Retype the run of lines that opens with the line containing "Reproduce this chart with matplotlib." and closes with the line containing "ha='right', va='center', rotation_mode='anchor')", exactly and inclusively, but skip the pictures.

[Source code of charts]
>> begin

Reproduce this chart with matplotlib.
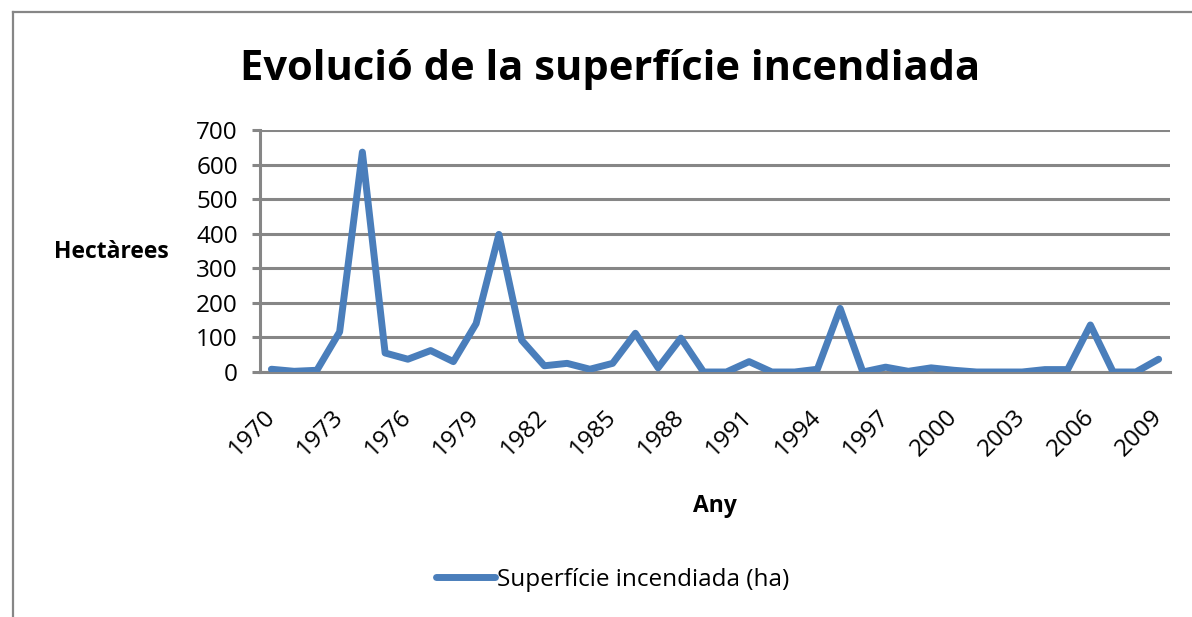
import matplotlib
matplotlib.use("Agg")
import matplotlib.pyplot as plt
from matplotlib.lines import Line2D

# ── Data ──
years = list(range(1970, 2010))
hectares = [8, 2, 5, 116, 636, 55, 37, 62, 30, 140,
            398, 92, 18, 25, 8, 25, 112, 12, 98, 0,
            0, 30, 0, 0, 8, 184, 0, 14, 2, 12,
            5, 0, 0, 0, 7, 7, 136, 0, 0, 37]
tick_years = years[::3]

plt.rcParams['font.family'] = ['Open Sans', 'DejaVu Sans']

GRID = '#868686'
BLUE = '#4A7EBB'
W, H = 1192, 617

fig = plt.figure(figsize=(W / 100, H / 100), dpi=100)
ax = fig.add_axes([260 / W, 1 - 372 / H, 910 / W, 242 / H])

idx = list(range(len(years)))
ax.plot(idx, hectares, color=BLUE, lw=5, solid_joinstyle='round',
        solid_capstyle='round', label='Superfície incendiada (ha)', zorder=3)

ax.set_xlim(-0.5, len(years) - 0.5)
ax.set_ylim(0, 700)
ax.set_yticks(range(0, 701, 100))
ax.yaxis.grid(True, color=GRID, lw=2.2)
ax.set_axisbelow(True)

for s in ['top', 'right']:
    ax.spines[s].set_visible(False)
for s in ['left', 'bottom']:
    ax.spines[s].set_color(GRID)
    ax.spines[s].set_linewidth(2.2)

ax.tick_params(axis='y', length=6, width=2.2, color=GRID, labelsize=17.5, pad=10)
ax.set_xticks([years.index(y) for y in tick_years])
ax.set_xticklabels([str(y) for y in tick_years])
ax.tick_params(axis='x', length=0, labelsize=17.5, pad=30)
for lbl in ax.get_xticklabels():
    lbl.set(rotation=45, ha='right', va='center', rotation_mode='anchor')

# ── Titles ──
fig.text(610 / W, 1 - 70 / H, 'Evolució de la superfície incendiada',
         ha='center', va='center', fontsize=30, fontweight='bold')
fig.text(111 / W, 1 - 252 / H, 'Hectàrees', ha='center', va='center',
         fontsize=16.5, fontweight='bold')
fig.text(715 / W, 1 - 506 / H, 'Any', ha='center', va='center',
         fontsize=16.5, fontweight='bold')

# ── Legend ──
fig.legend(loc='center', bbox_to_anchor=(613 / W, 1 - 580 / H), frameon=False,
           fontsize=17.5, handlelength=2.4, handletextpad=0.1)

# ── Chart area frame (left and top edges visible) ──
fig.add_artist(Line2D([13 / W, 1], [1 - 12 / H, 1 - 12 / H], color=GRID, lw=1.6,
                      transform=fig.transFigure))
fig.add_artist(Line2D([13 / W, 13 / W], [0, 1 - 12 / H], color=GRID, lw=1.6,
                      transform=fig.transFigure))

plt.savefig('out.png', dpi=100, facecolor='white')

>> end
>> begin

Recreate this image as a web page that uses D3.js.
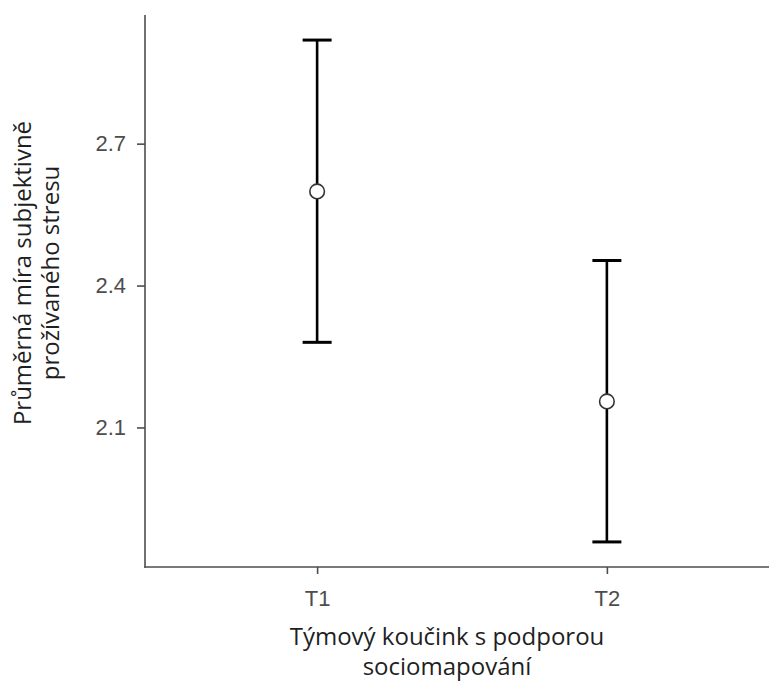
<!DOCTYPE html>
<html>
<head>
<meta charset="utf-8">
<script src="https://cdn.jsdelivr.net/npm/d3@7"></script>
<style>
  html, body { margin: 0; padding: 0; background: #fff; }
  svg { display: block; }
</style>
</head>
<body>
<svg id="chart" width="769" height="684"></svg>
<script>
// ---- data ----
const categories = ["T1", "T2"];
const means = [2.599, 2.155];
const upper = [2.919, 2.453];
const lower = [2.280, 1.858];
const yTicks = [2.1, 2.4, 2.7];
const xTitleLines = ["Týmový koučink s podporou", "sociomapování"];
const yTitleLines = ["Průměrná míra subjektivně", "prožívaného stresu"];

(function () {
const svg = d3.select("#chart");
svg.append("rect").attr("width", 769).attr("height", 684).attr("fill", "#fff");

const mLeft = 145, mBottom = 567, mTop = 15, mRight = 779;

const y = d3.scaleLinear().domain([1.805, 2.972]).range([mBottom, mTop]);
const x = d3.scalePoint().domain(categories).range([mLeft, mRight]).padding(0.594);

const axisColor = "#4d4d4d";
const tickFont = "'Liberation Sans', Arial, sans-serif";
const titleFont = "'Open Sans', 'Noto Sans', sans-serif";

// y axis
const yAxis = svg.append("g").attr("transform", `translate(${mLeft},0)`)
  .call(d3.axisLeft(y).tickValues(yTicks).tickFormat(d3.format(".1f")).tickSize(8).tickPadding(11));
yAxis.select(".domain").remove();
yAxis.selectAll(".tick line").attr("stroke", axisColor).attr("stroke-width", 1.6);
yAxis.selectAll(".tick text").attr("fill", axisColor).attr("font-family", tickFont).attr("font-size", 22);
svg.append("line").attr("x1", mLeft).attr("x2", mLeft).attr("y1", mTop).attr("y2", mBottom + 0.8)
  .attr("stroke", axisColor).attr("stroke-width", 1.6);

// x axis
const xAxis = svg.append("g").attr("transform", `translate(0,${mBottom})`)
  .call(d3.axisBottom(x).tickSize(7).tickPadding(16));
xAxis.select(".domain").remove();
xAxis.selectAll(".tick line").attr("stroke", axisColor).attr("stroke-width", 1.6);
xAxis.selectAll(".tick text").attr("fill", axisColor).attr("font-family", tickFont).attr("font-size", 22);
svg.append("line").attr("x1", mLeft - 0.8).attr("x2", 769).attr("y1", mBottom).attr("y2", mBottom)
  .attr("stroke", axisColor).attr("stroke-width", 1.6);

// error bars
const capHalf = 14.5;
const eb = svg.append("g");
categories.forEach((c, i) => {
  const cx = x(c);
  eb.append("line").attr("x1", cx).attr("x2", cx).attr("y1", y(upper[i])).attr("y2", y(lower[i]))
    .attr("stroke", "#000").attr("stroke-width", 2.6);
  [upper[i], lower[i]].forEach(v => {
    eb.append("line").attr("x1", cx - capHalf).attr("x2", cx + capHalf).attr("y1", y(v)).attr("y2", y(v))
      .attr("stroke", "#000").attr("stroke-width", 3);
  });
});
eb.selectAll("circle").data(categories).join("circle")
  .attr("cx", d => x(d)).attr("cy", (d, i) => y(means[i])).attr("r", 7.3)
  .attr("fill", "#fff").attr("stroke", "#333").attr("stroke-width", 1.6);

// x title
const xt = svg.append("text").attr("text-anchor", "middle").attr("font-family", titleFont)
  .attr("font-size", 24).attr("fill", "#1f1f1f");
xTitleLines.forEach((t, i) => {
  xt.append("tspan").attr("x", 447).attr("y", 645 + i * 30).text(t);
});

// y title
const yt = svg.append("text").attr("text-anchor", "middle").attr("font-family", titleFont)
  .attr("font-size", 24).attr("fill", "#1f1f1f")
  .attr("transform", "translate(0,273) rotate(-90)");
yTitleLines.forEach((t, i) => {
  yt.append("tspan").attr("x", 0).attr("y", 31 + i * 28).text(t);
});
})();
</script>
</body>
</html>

>> end

• _OUTPUT FOR THIS TASK_:
Reproduce this chart with matplotlib.
import matplotlib
matplotlib.use("Agg")
import matplotlib.pyplot as plt
from matplotlib.lines import Line2D

# ── Data ──
years = list(range(1970, 2010))
hectares = [8, 2, 5, 116, 636, 55, 37, 62, 30, 140,
            398, 92, 18, 25, 8, 25, 112, 12, 98, 0,
            0, 30, 0, 0, 8, 184, 0, 14, 2, 12,
            5, 0, 0, 0, 7, 7, 136, 0, 0, 37]
tick_years = years[::3]

plt.rcParams['font.family'] = ['Open Sans', 'DejaVu Sans']

GRID = '#868686'
BLUE = '#4A7EBB'
W, H = 1192, 617

fig = plt.figure(figsize=(W / 100, H / 100), dpi=100)
ax = fig.add_axes([260 / W, 1 - 372 / H, 910 / W, 242 / H])

idx = list(range(len(years)))
ax.plot(idx, hectares, color=BLUE, lw=5, solid_joinstyle='round',
        solid_capstyle='round', label='Superfície incendiada (ha)', zorder=3)

ax.set_xlim(-0.5, len(years) - 0.5)
ax.set_ylim(0, 700)
ax.set_yticks(range(0, 701, 100))
ax.yaxis.grid(True, color=GRID, lw=2.2)
ax.set_axisbelow(True)

for s in ['top', 'right']:
    ax.spines[s].set_visible(False)
for s in ['left', 'bottom']:
    ax.spines[s].set_color(GRID)
    ax.spines[s].set_linewidth(2.2)

ax.tick_params(axis='y', length=6, width=2.2, color=GRID, labelsize=17.5, pad=10)
ax.set_xticks([years.index(y) for y in tick_years])
ax.set_xticklabels([str(y) for y in tick_years])
ax.tick_params(axis='x', length=0, labelsize=17.5, pad=30)
for lbl in ax.get_xticklabels():
    lbl.set(rotation=45, ha='right', va='center', rotation_mode='anchor')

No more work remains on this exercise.